## Work to be completed
Write out again, word for word, the lines below from the line that holds "Convert this chart to Altair code." through the line that holds "100, 110, 120, 130, 140, 150, 160, 170, 180, 190, 200]", omitting pictures.

(Charts and diagrams as code)
■ ■ ■

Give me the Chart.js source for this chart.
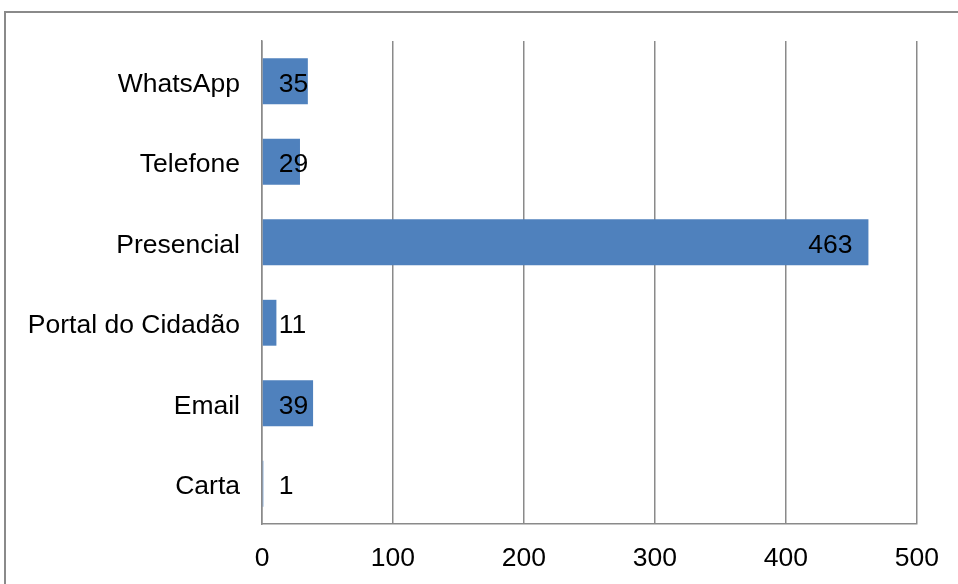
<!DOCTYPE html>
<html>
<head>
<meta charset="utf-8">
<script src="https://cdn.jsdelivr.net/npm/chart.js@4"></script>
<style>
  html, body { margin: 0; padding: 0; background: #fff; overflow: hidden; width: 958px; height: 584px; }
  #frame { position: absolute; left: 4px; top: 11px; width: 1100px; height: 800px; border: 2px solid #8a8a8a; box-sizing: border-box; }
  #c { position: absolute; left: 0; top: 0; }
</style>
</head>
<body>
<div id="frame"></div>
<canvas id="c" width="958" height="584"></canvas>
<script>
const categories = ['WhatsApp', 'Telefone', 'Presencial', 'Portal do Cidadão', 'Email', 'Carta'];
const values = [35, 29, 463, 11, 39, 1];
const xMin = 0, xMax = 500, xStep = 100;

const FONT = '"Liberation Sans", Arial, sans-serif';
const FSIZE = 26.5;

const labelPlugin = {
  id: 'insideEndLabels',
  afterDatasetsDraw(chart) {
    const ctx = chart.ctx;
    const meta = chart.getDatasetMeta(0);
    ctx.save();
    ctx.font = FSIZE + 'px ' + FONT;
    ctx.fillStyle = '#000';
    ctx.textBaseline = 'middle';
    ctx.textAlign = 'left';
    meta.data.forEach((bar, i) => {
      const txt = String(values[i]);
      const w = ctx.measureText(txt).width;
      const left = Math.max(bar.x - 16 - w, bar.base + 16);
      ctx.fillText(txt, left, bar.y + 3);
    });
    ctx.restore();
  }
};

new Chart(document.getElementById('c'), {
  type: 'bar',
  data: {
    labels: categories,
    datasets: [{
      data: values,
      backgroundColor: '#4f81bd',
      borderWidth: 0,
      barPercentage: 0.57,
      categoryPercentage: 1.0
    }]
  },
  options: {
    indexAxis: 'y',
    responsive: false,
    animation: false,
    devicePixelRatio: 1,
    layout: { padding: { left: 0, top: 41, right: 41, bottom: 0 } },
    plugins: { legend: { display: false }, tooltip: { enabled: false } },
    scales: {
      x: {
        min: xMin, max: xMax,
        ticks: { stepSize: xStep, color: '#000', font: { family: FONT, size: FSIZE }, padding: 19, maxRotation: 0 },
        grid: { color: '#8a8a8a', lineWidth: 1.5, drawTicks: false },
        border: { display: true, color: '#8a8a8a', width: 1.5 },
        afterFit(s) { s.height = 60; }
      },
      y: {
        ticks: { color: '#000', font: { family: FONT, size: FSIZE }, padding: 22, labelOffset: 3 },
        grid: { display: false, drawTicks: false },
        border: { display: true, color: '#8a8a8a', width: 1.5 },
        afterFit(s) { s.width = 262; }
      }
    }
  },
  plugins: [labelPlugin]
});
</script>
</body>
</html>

■ ■ ■

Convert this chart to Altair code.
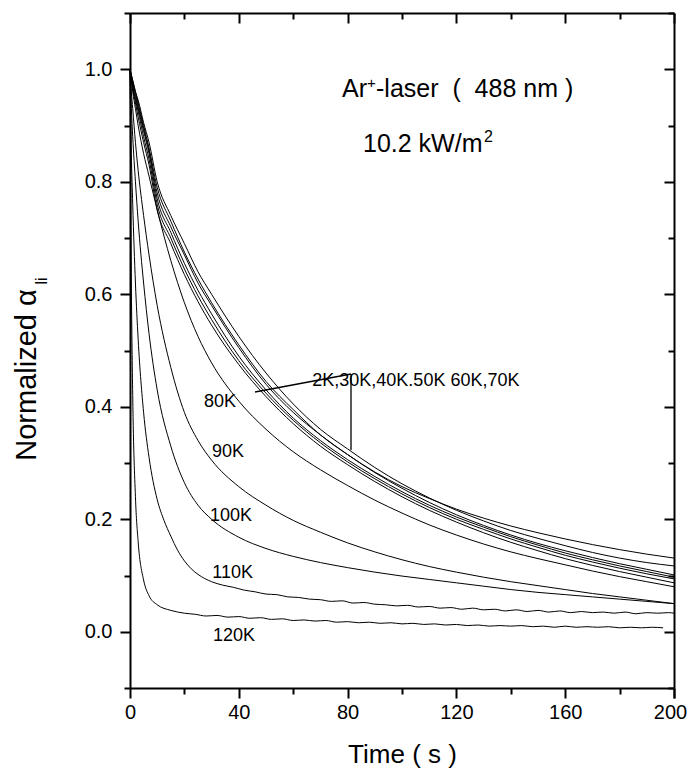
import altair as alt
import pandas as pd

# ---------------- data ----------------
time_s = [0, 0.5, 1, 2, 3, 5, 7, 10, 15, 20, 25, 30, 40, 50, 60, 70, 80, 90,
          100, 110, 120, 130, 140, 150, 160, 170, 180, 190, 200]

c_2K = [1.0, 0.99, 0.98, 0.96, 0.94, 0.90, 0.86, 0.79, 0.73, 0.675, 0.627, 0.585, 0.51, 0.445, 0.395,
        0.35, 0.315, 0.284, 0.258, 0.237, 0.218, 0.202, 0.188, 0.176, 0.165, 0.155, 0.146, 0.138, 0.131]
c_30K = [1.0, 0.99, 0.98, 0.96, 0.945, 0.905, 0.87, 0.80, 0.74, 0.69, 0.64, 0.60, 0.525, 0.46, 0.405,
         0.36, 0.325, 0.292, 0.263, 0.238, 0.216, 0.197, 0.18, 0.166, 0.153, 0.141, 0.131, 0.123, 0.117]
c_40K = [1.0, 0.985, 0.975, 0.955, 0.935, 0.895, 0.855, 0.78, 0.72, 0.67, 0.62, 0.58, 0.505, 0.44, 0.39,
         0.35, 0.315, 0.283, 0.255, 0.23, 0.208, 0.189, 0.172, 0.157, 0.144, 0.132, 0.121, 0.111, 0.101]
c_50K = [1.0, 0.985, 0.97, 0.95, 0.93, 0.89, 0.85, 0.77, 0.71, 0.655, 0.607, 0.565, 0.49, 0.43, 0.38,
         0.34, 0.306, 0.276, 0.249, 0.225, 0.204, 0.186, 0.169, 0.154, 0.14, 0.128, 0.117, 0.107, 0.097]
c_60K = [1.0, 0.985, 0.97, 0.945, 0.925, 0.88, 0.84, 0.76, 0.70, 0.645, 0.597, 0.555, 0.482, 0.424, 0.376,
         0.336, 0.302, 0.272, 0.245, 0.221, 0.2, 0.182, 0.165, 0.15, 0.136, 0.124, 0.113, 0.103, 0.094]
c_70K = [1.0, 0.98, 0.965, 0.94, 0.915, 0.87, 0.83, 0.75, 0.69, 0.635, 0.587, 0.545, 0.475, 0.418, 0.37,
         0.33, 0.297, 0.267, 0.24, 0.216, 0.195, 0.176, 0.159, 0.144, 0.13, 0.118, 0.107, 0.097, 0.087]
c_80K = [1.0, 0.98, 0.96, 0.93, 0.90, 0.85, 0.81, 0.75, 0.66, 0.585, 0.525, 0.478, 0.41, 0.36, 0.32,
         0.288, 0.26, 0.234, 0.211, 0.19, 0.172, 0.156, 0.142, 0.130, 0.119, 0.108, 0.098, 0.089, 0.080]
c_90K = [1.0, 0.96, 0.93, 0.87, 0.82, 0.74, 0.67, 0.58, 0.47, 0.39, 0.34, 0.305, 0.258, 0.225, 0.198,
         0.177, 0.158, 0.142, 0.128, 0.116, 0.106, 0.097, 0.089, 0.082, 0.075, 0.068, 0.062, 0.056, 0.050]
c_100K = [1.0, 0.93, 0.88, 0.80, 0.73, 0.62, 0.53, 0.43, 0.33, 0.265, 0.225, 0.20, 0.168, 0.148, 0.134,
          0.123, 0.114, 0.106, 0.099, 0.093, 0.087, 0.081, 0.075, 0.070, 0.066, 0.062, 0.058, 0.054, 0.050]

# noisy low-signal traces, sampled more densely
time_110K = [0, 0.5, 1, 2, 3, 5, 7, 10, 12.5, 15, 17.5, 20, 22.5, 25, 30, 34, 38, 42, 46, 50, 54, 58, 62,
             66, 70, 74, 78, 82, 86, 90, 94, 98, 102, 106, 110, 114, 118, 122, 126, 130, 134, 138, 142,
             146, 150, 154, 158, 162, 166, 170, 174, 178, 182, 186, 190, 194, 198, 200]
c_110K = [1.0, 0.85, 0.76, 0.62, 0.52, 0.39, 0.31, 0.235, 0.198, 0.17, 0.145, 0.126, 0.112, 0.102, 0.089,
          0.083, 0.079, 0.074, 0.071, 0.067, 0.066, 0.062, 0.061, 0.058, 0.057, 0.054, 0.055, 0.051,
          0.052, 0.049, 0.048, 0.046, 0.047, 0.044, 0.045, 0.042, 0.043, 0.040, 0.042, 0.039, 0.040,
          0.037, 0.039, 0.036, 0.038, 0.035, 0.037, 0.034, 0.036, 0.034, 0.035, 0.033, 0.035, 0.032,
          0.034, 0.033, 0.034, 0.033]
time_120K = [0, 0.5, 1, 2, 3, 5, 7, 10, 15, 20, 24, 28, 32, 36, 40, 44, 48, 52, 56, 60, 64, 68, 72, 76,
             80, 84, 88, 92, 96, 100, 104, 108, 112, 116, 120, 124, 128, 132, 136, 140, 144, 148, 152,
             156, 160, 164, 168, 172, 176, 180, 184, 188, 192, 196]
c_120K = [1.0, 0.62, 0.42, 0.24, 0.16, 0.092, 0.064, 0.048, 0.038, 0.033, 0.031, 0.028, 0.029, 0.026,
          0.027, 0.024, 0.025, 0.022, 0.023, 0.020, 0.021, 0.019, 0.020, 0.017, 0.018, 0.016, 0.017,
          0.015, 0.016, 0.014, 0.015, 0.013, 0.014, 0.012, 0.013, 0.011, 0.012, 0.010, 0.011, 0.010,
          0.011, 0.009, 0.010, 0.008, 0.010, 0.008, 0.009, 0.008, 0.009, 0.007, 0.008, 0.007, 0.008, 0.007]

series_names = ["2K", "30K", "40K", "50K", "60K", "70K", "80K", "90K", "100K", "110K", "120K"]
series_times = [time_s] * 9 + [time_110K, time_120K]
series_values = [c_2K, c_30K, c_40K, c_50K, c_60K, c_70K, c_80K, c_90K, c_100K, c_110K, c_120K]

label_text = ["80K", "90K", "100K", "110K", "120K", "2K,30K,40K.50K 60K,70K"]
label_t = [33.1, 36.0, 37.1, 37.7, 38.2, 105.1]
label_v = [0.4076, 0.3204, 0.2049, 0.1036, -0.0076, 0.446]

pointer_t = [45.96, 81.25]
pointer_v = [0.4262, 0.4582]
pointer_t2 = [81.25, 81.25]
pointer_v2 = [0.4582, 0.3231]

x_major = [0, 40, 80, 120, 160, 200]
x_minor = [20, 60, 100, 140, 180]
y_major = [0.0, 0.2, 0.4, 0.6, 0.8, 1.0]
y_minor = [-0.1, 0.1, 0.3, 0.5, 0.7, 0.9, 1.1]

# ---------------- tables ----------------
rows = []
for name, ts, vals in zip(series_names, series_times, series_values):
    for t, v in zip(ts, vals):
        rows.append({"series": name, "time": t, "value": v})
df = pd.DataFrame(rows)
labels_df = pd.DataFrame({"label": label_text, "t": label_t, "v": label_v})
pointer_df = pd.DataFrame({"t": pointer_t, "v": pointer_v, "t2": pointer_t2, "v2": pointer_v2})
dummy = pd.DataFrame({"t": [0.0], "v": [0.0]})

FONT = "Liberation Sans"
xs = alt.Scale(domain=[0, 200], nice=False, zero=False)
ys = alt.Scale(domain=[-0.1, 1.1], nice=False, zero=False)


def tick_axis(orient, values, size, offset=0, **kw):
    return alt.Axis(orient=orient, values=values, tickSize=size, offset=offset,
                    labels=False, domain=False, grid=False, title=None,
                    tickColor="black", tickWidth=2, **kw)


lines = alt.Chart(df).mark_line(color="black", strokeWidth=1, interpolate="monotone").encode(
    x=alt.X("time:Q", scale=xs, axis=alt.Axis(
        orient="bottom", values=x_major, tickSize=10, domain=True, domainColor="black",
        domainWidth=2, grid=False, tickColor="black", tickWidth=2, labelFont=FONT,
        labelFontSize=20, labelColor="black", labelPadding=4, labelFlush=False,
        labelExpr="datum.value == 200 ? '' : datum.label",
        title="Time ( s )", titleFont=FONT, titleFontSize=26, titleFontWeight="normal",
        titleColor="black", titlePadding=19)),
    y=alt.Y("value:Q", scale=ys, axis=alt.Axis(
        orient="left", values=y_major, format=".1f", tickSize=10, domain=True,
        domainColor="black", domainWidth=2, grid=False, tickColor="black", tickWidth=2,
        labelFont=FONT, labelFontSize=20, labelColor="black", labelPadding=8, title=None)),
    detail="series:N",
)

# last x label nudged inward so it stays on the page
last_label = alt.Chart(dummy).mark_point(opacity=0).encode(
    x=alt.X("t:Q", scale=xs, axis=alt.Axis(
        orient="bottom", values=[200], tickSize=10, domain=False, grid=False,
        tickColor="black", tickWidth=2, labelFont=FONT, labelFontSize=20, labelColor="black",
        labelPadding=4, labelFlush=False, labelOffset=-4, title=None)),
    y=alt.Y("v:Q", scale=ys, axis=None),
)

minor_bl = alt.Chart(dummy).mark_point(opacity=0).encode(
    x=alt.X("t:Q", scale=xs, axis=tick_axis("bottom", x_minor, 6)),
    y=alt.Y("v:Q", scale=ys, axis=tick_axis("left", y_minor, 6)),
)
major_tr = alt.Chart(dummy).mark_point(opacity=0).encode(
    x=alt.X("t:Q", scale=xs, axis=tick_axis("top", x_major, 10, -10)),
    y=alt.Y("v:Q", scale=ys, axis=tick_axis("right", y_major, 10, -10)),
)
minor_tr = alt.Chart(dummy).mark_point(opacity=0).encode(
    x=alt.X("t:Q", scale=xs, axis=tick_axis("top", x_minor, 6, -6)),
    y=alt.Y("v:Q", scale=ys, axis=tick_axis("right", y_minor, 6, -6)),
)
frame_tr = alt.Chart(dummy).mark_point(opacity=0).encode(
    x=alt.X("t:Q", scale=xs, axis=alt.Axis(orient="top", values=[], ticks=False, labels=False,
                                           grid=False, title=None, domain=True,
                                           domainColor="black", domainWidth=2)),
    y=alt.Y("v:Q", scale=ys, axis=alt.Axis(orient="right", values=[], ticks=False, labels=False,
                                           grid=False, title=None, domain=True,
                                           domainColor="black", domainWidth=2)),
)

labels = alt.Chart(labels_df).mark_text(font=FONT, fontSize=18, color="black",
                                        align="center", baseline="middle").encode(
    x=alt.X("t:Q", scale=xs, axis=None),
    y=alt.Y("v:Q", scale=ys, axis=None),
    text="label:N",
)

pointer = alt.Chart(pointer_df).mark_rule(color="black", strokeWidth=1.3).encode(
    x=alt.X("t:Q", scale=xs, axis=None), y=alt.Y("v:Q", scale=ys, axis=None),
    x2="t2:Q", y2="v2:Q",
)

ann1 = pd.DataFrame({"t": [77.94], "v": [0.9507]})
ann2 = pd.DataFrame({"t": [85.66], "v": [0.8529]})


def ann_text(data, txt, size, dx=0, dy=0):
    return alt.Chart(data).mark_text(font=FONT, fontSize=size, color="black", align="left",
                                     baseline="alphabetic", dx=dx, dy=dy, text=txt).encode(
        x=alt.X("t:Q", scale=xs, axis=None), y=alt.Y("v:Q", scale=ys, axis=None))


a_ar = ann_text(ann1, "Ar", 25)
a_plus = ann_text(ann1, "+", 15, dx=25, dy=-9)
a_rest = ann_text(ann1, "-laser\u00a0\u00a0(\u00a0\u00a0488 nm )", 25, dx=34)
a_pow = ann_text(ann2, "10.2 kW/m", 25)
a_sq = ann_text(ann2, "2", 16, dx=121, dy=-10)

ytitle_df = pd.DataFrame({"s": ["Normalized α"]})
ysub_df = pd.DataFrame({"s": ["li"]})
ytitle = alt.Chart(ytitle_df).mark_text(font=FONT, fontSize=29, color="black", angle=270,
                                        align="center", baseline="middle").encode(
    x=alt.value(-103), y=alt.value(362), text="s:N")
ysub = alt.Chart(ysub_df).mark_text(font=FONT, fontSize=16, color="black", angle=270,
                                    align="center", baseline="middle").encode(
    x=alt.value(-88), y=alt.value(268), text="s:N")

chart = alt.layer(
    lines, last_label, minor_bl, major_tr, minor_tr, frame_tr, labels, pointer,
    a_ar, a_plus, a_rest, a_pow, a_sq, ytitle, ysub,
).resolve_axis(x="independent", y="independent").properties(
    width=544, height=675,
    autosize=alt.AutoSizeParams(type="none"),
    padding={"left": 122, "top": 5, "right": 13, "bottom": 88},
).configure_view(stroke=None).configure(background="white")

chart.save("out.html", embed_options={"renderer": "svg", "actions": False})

■ ■ ■

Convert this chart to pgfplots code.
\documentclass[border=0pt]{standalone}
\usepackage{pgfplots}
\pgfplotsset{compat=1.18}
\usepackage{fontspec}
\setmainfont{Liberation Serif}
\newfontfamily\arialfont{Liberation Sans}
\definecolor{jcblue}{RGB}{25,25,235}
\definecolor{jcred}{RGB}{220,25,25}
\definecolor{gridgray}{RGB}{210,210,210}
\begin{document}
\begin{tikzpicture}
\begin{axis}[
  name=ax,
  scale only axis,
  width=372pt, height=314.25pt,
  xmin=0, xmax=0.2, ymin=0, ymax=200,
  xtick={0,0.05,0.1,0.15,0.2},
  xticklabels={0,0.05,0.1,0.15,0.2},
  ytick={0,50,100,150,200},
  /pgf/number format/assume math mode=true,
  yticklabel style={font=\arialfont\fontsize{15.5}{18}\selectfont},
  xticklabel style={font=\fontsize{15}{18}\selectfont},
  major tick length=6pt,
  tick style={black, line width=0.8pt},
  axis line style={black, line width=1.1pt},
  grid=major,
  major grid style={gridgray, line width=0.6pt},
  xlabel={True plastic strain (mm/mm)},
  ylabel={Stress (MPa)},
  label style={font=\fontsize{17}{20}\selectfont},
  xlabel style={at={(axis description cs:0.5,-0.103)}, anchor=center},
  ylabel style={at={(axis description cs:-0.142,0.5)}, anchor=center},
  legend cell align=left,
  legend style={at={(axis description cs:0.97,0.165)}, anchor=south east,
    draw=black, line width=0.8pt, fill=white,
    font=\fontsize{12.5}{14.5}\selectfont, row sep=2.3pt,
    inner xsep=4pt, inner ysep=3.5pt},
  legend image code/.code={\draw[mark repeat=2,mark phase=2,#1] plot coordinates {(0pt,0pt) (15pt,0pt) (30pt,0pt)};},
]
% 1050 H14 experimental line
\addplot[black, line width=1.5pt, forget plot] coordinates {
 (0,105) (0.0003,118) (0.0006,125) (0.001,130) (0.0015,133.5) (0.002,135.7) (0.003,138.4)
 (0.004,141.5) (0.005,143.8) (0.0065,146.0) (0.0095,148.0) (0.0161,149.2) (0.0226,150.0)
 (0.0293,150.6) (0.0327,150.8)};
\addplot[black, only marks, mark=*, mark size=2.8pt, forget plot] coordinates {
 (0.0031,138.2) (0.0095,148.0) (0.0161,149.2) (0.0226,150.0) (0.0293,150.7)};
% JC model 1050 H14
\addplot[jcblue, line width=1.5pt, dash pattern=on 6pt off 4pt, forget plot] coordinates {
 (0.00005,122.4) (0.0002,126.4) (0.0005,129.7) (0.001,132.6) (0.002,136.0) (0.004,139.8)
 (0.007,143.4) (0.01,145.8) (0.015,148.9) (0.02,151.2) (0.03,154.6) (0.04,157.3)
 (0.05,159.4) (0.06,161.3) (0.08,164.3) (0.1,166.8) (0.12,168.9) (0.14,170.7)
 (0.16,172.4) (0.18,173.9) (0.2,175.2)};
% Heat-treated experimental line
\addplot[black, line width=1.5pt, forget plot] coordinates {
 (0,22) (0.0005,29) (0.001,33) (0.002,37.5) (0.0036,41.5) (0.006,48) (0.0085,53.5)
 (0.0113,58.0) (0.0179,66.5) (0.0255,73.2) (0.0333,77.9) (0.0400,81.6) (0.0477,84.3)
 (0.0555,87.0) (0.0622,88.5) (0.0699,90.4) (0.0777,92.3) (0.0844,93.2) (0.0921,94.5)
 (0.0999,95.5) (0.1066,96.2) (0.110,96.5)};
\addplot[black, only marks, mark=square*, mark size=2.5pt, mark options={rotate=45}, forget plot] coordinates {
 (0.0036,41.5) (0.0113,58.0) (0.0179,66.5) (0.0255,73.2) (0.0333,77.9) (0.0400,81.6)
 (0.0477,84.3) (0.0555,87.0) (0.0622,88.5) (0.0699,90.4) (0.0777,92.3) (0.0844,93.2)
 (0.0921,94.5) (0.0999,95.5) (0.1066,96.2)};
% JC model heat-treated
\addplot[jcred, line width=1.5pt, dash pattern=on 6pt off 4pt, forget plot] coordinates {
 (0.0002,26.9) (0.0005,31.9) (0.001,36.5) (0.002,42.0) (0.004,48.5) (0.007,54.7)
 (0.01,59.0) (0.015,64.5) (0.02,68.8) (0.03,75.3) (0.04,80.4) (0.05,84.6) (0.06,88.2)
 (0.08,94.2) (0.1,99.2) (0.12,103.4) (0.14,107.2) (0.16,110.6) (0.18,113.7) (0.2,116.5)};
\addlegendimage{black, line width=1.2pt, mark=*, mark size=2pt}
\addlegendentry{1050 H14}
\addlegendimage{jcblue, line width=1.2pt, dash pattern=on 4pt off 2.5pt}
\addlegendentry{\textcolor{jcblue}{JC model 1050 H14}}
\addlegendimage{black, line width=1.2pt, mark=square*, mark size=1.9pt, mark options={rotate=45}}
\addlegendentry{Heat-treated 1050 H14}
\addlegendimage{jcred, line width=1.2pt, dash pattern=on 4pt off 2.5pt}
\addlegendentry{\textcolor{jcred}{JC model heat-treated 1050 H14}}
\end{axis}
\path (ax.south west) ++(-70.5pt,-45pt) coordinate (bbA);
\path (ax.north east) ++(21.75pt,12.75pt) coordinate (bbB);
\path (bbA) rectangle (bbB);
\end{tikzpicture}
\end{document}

■ ■ ■

## Task solution
Convert this chart to Altair code.
import altair as alt
import pandas as pd

# ---------------- data ----------------
time_s = [0, 0.5, 1, 2, 3, 5, 7, 10, 15, 20, 25, 30, 40, 50, 60, 70, 80, 90,
          100, 110, 120, 130, 140, 150, 160, 170, 180, 190, 200]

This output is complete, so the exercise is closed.